The 22 minute doco from the History Channel features Zwick talking eloquently about Japanese history, echoed by Cruise, as well as well researched background information about Japan as it turned from a feudal, underdeveloped nation to a military colossus.

For an energetic run through on the grunt work of production design, join Lilly Kilvert as she walks through the workers and the evolving sets. She sounds like an earthy, intelligent and focused professional who knows what she's doing. It's her third film with Zwick.

For a totally different, yet creatively conjoined insight, join New Zealander Ngila Dickson in Silk and Armor, the featurette exploring the amazing costumes. And learn how important they are.

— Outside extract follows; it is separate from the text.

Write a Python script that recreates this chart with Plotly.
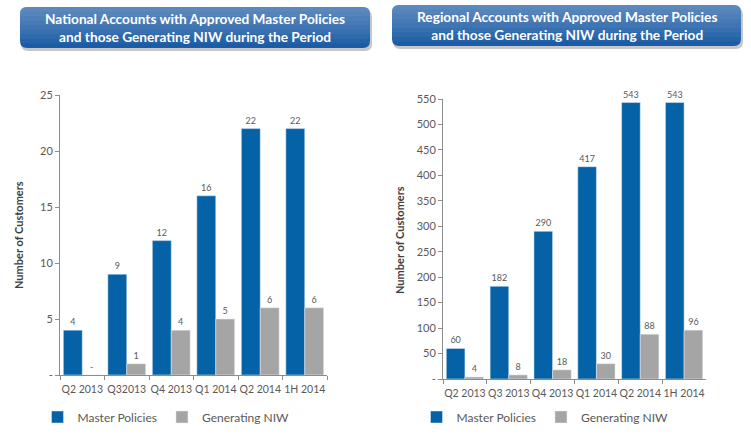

It's good to see the basic army training work, too, and how seriously the young Japanese extras who were taken to New Zealand took their boot camp. The two deleted scenes, with commentary options, are made really compelling by the extra information included about the special effects used (eg, in the beheading).

Unheralded amongst the video features is a multi-page text feature with the guiding principles of the Samurai's Bushido code of right and wrong that's worth a look.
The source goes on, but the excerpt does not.